Halliburton Asbestos Bankruptcy Deal Opposed by Insurers

By Gary Mogel

NU Online News Service, Dec. 22, 12:58 p.m. EST?Insurers that may potentially be on the hook for about half of Halliburton Co.’s proposed $4 billion asbestos settlement have accused the Houston, Texas-based energy services company of misusing Chapter 11 bankruptcy proceedings to resolve its asbestos problems.[@@]

In court papers filed in federal Bankruptcy Court in Pittsburgh, insurers, led by ACE U.S.A., based in Philadelphia, and Hartford Accident and Indemnity Co., a subsidiary of Hartford, Conn.-based The Hartford Financial Services Group, argue that “a financially healthy company which admittedly is able to pay all of its existing and projected debts may not file bankruptcy to boost its stock price or gain a tactical advantage in litigation.”

The bankruptcy applies to the several Halliburton units against which asbestos claims have been filed, including Kellogg Brown & Root and Dresser Industries, but not to Halliburton, the parent company.

In court papers, insurers accused Halliburton of “misusing the bankruptcy laws” because the company allegedly has more than enough funds to pay all its asbestos claims. The insurers also claim that Halliburton agreed to pay too much for more than 400,000 pending claims covered by the settlement and that the overpayments would “drain the trust fund and shortchange future plaintiffs.”
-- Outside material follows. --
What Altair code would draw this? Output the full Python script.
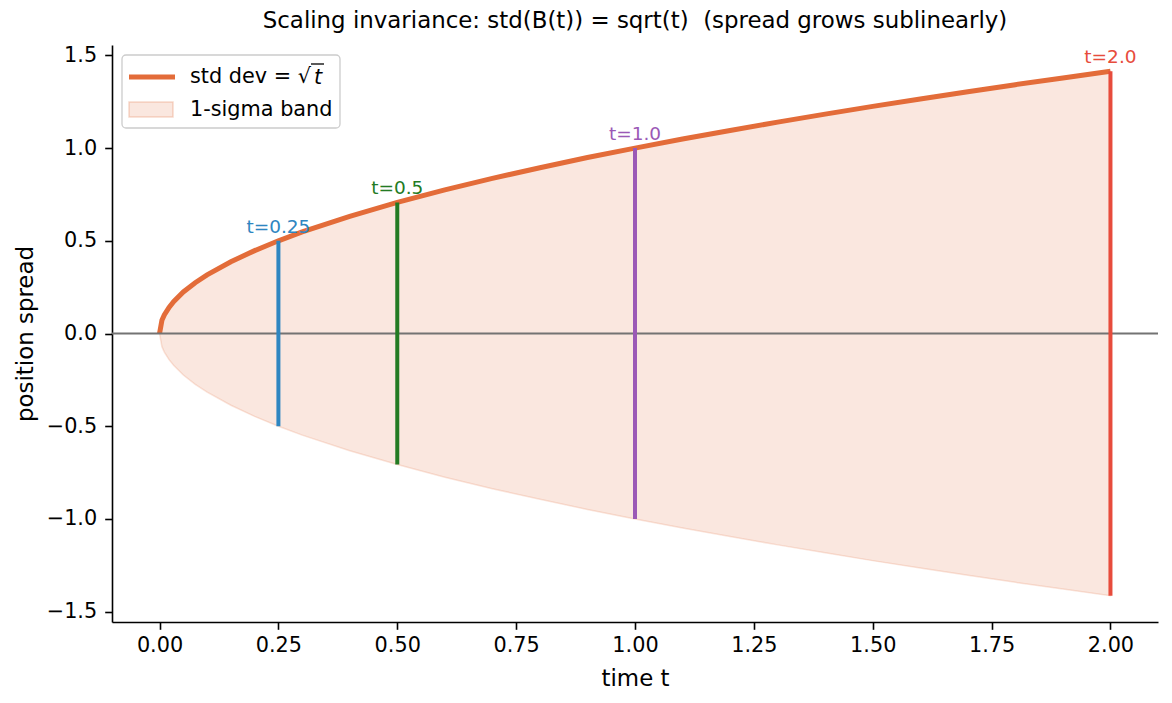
import altair as alt
import pandas as pd

# ---- data ----
t_vals = [0, 0.005, 0.01, 0.02, 0.03, 0.05, 0.075, 0.1, 0.15, 0.2, 0.25, 0.3, 0.4, 0.5,
          0.6, 0.7, 0.8, 0.9, 1.0, 1.1, 1.2, 1.3, 1.4, 1.5, 1.6, 1.7, 1.8, 1.9, 2.0]
sd_vals = [0, 0.071, 0.1, 0.141, 0.173, 0.224, 0.274, 0.316, 0.387, 0.447, 0.5, 0.548, 0.632,
           0.707, 0.775, 0.837, 0.894, 0.949, 1.0, 1.049, 1.095, 1.14, 1.183, 1.225, 1.265,
           1.304, 1.342, 1.378, 1.414]

mark_t = [0.25, 0.5, 1.0, 2.0]
mark_sd = [0.5, 0.707, 1.0, 1.414]
mark_labels = ["t=0.25", "t=0.5", "t=1.0", "t=2.0"]
mark_colors = ["#2e86c1", "#237b23", "#9b59b6", "#e74c3c"]

x_ticks = [0, 0.25, 0.5, 0.75, 1.0, 1.25, 1.5, 1.75, 2.0]
y_ticks = [-1.5, -1.0, -0.5, 0.0, 0.5, 1.0, 1.5]

legend_labels = ["std dev = \u221a", "1-sigma band"]

ORANGE = "#e36c39"
FONT = "DejaVu Sans"

curve = pd.DataFrame({"t": t_vals, "sd": sd_vals})
marks = pd.DataFrame({"t": mark_t, "sd": mark_sd, "label": mark_labels, "color": mark_colors})

xs = alt.Scale(domain=[-0.1, 2.1], nice=False, zero=False)
ys = alt.Scale(domain=[-1.556, 1.556], nice=False, zero=False)

x_axis = alt.Axis(values=x_ticks, format=".2f", title="time t", grid=False,
                  titleY=63, titleBaseline="alphabetic", labelPadding=6)
y_axis = alt.Axis(values=y_ticks, format=".1f", title="position spread", grid=False,
                  titleX=-80, titleY=288.5, titleAngle=-90, titleBaseline="alphabetic",
                  titleAlign="center", labelPadding=8)

band = alt.Chart(curve).transform_calculate(lo="-datum.sd").mark_area(
    color=ORANGE, fillOpacity=0.16, stroke=ORANGE, strokeOpacity=0.18, strokeWidth=1.5
).encode(
    x=alt.X("t:Q", scale=xs, axis=x_axis),
    y=alt.Y("sd:Q", scale=ys, axis=y_axis),
    y2="lo:Q",
)

line = alt.Chart(curve).mark_line(color=ORANGE, strokeWidth=5).encode(
    x=alt.X("t:Q", scale=xs), y=alt.Y("sd:Q", scale=ys)
)

zero = alt.Chart(pd.DataFrame({"y": [0.0]})).mark_rule(color="#737373", strokeWidth=2).encode(
    y=alt.Y("y:Q", scale=ys)
)

rules = alt.Chart(marks).transform_calculate(lo="-datum.sd").mark_rule(strokeWidth=4).encode(
    x=alt.X("t:Q", scale=xs),
    y=alt.Y("sd:Q", scale=ys),
    y2="lo:Q",
    color=alt.Color("color:N", scale=None),
)

labels = alt.Chart(marks).mark_text(
    font=FONT, fontSize=18.5, baseline="bottom", align="center", dy=-4
).encode(
    x=alt.X("t:Q", scale=xs),
    y=alt.Y("sd:Q", scale=ys),
    text="label:N",
    color=alt.Color("color:N", scale=None),
)

# ---- legend (drawn as a framed box at upper left of the plot) ----
leg_box = alt.Chart(pd.DataFrame({"k": [0]})).mark_rect(
    fill="white", fillOpacity=0.85, stroke="#cccccc", strokeWidth=1.3, cornerRadius=4
).encode(x=alt.value(10), x2=alt.value(228), y=alt.value(10), y2=alt.value(83))

leg_line = alt.Chart(pd.DataFrame({"k": [0]})).mark_rule(color=ORANGE, strokeWidth=5).encode(
    x=alt.value(17), x2=alt.value(63), y=alt.value(32)
)
leg_patch = alt.Chart(pd.DataFrame({"k": [0]})).mark_rect(
    fill=ORANGE, fillOpacity=0.16, stroke=ORANGE, strokeOpacity=0.25, strokeWidth=1.5
).encode(x=alt.value(17), x2=alt.value(61), y=alt.value(57), y2=alt.value(72))

leg_text = alt.Chart(pd.DataFrame({"label": legend_labels, "yy": [32, 65]})).mark_text(
    font=FONT, fontSize=20.8, align="left", baseline="middle", color="black"
).encode(
    x=alt.value(78), y=alt.Y("yy:Q", scale=None), text="label:N"
)

# italic t after the radical sign
leg_t = alt.Chart(pd.DataFrame({"label": ["t"]})).mark_text(
    font=FONT, fontSize=20.8, fontStyle="italic", align="left", baseline="middle", color="black"
).encode(x=alt.value(202), y=alt.value(33), text="label:N")

# overbar of the radical
leg_bar = alt.Chart(pd.DataFrame({"k": [0]})).mark_rule(color="black", strokeWidth=1.3).encode(
    x=alt.value(199), x2=alt.value(212), y=alt.value(19)
)

chart = alt.layer(
    band, line, zero, rules, labels, leg_box, leg_line, leg_patch, leg_text, leg_t, leg_bar
).properties(
    width=1046, height=577,
    autosize=alt.AutoSizeParams(type="none"),
    padding={"left": 112, "top": 45, "right": 14, "bottom": 81},
    title=alt.TitleParams(
        "Scaling invariance: std(B(t)) = sqrt(t)\u00a0 (spread grows sublinearly)",
        font=FONT, fontSize=22.9, fontWeight="normal", color="black",
        anchor="middle", baseline="alphabetic", offset=16, dy=23,
    ),
).configure_view(stroke=None).configure_axis(
    labelFont=FONT, labelFontSize=20.8, labelColor="black",
    titleFont=FONT, titleFontSize=22.9, titleFontWeight="normal", titleColor="black",
    domainColor="black", domainWidth=1.6, tickColor="black", tickWidth=1.6, tickSize=7.3,
)

chart.save("out.html", embed_options={"renderer": "svg", "actions": False})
Attorneys for Halliburton, in their reply brief, noted that the insurers should not have a voice in the bankruptcy proceedings because they did not put up any of the $4 billion used to fund the asbestos settlement.

The insurers pointed out that Halliburton has indicated that it expects to obtain insurance company reimbursement for approximately half the amount in the fund, a point Halliburton does not dispute.

Halliburton’s attorneys labeled the insurers’ objections to the settlement and bankruptcy as a “delay tactic.” The brief noted that Halliburton has obtained the consent of more than 98 percent of the asbestos and silica claimants to the settlement.

“Setting aside the legally deficient arguments made by the Certain Insurers, the Certain Insurers lack standing to even file their merit-less briefs,” the brief noted.

The bankruptcy judge must now decide whether the insurers have standing in the case and should therefore be allowed to participate in the proceedings.